--- TASK TO CARRY OUT ---
Leave out all pictures. Return exactly the lines from the top of the material through the line containing "4, 4, 3, 3, 4];".

--- INFORMATION SUPPLIED ---
+ + +
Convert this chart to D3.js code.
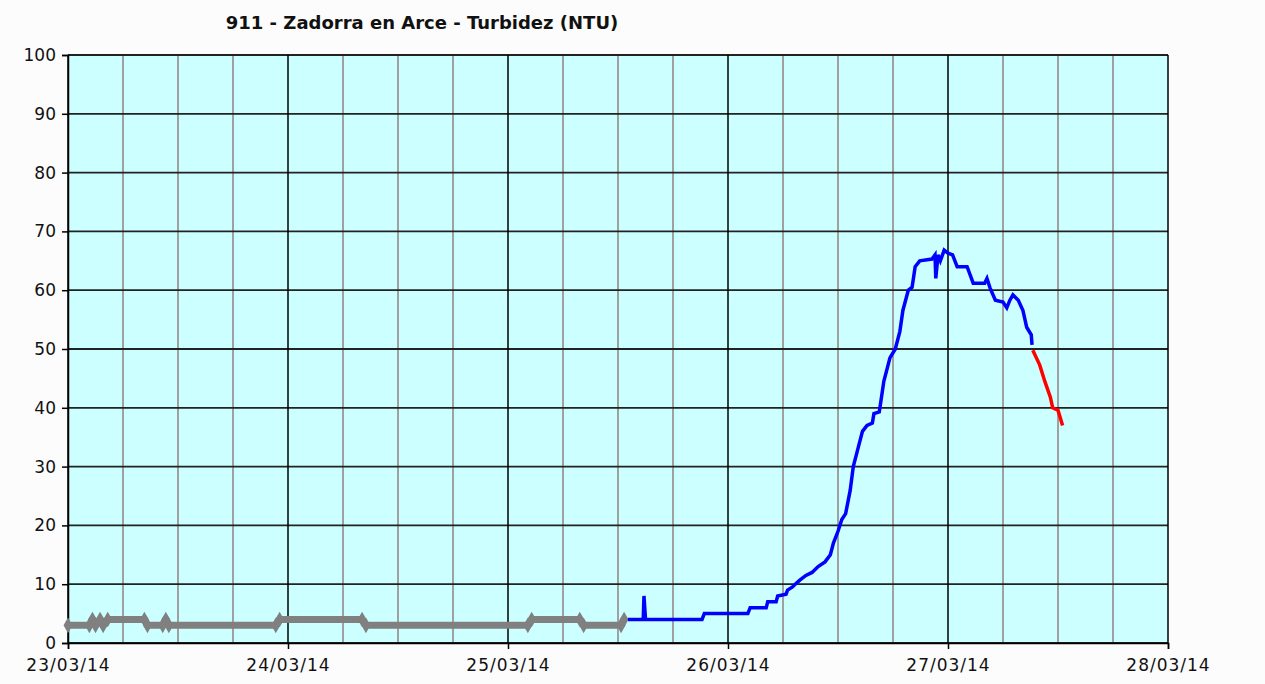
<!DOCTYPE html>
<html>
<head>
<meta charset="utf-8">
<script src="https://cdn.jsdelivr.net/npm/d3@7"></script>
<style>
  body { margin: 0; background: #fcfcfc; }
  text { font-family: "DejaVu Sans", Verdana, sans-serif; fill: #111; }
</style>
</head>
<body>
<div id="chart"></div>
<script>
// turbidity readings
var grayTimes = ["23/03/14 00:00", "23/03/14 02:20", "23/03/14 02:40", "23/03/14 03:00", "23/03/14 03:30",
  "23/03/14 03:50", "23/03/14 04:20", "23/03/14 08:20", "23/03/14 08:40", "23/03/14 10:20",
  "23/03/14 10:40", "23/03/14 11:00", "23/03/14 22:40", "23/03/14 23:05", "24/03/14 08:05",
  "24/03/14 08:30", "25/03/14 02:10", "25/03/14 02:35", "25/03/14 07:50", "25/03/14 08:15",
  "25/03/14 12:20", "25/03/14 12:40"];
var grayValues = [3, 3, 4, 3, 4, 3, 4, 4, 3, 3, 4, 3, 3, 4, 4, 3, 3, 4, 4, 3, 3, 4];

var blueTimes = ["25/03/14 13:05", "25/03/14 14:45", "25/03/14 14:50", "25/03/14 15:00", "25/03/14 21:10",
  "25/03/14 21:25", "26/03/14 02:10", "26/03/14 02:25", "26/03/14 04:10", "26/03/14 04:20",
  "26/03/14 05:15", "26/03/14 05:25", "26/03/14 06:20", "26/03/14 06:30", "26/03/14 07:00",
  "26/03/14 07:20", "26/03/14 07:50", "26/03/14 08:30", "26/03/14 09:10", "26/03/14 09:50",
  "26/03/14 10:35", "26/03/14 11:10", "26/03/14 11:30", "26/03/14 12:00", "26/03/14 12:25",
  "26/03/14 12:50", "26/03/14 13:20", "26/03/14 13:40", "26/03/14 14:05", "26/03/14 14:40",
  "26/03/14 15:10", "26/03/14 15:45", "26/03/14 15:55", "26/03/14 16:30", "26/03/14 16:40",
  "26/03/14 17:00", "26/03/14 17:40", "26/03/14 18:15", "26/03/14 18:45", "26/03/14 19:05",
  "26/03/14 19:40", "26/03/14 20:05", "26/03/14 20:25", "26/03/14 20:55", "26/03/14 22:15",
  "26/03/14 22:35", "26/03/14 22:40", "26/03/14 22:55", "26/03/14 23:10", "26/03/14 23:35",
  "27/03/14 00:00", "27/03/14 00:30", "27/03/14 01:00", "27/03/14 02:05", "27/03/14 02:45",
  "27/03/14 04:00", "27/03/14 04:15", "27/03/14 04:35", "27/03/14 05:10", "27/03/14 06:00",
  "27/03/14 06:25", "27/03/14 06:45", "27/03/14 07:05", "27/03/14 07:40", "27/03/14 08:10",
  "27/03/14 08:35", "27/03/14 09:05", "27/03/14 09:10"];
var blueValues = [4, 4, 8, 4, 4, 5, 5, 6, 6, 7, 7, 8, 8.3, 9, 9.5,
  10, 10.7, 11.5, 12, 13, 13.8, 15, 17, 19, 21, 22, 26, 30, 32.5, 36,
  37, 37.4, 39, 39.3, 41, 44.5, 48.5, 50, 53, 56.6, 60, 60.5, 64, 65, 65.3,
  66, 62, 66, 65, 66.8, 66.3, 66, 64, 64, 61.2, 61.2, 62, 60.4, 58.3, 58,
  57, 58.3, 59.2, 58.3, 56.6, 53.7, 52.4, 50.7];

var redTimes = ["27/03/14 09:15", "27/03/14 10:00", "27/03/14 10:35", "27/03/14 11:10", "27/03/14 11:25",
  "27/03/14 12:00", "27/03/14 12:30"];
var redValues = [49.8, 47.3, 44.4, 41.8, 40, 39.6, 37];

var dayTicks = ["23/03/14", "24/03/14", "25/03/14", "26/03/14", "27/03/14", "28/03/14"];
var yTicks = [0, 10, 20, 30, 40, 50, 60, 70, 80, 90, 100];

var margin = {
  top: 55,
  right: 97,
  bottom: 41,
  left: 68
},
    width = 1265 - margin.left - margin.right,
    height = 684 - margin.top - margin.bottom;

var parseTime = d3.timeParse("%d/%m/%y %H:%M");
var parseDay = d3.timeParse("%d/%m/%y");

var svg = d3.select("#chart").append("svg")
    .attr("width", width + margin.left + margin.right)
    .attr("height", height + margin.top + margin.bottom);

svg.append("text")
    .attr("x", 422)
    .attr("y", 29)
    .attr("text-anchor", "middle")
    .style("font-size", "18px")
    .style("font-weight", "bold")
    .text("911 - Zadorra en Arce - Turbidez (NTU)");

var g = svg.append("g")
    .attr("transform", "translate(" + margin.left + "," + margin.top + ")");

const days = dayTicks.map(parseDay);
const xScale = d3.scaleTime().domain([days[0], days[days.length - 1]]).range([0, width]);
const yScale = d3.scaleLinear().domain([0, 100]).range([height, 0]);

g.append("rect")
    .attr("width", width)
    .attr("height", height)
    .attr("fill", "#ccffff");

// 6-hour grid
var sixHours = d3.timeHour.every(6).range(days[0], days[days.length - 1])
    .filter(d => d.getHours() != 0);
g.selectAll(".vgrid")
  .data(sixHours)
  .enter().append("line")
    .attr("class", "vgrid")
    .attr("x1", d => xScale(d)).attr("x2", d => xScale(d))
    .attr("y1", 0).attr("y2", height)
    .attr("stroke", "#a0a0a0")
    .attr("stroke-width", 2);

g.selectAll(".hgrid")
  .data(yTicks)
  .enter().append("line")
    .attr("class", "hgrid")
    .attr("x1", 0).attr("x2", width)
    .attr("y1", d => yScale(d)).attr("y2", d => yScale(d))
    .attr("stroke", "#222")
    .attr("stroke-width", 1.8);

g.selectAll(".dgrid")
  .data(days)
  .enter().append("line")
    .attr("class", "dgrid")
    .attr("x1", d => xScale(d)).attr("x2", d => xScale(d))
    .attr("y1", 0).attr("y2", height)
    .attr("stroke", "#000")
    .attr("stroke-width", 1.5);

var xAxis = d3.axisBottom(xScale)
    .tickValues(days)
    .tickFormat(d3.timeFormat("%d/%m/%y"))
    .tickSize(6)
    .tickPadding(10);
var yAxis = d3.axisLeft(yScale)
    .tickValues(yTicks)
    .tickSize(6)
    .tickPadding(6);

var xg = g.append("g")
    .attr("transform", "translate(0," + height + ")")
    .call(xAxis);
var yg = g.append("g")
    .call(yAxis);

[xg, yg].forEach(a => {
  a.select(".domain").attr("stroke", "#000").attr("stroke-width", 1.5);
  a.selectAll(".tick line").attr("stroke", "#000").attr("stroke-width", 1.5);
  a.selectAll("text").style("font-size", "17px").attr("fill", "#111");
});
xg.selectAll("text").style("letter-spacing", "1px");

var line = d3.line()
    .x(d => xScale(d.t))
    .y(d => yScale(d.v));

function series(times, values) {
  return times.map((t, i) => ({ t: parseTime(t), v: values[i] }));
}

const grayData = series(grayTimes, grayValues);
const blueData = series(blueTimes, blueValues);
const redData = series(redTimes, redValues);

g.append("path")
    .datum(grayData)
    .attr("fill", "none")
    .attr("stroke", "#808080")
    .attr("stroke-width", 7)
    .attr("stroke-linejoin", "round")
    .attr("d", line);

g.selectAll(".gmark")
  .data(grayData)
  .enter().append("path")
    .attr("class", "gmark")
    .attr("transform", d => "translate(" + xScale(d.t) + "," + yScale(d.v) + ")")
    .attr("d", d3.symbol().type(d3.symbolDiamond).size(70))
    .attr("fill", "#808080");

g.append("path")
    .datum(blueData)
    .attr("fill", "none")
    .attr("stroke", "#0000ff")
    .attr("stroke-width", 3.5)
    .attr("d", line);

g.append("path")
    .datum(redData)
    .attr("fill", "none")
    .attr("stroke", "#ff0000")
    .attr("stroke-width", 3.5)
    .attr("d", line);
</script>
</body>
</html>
+ + +
--- WRITTEN SOLUTION ---
Convert this chart to D3.js code.
<!DOCTYPE html>
<html>
<head>
<meta charset="utf-8">
<script src="https://cdn.jsdelivr.net/npm/d3@7"></script>
<style>
  body { margin: 0; background: #fcfcfc; }
  text { font-family: "DejaVu Sans", Verdana, sans-serif; fill: #111; }
</style>
</head>
<body>
<div id="chart"></div>
<script>
// turbidity readings
var grayTimes = ["23/03/14 00:00", "23/03/14 02:20", "23/03/14 02:40", "23/03/14 03:00", "23/03/14 03:30",
  "23/03/14 03:50", "23/03/14 04:20", "23/03/14 08:20", "23/03/14 08:40", "23/03/14 10:20",
  "23/03/14 10:40", "23/03/14 11:00", "23/03/14 22:40", "23/03/14 23:05", "24/03/14 08:05",
  "24/03/14 08:30", "25/03/14 02:10", "25/03/14 02:35", "25/03/14 07:50", "25/03/14 08:15",
  "25/03/14 12:20", "25/03/14 12:40"];
var grayValues = [3, 3, 4, 3, 4, 3, 4, 4, 3, 3, 4, 3, 3, 4, 4, 3, 3, 4, 4, 3, 3, 4];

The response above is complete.